PANDORA Project

The recent major advances in Artificial Intelligence are to a very large part due to the significant progress in Machine Learning on the topic of Deep Neural Networks, which have been shown to be able to achieve state-of-the-art performance in just about any application area. Such networks have a large number of parameters that interact in intricate ways, which gives them the power to learn complicated concepts but also makes them very difficult to interpret and explain, which strongly limits their applicability in practice, such as in health care. Explainability of graph neural networks (GNN) has recently attracted a lot of research attention. Existing work mostly focuses on explaining individual neurons, or on learning interpretable input/output mappings, rather than actually explaining what is going on inside the network. In Pandora, our hypothesis is that a GNN performs well because it has been able to learn important concepts within the data. These concepts deserve to be brought to the attention of experts to develop new scientific breakthroughs or to detect biases within the training data. Our research hypothesis is that we can provide knowledge by introspecting the GNN models. With Pandora, we propose to characterize, gain insight, and explain in easily understandable terms the inner workings of GNNs.
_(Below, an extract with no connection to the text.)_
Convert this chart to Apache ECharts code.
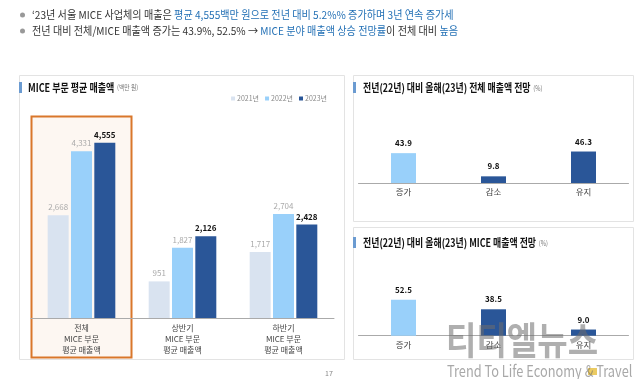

In a nutshell, we propose to discover statistically significant patterns of neural co-activation so as to determine how networks encode concepts over multiple neurons, identify information shared between classes, trace information through the network, and overall, to determine how networks perceive the world. Using those patterns we want to characterise under which conditions a prediction made by the network is to be trusted, and finally, learn trustworthy GNNs that are explicitly explainable using patterns. To assess the usefulness of our work, we will apply it on a variety of use cases in chemoinformatics, social web and semantic web.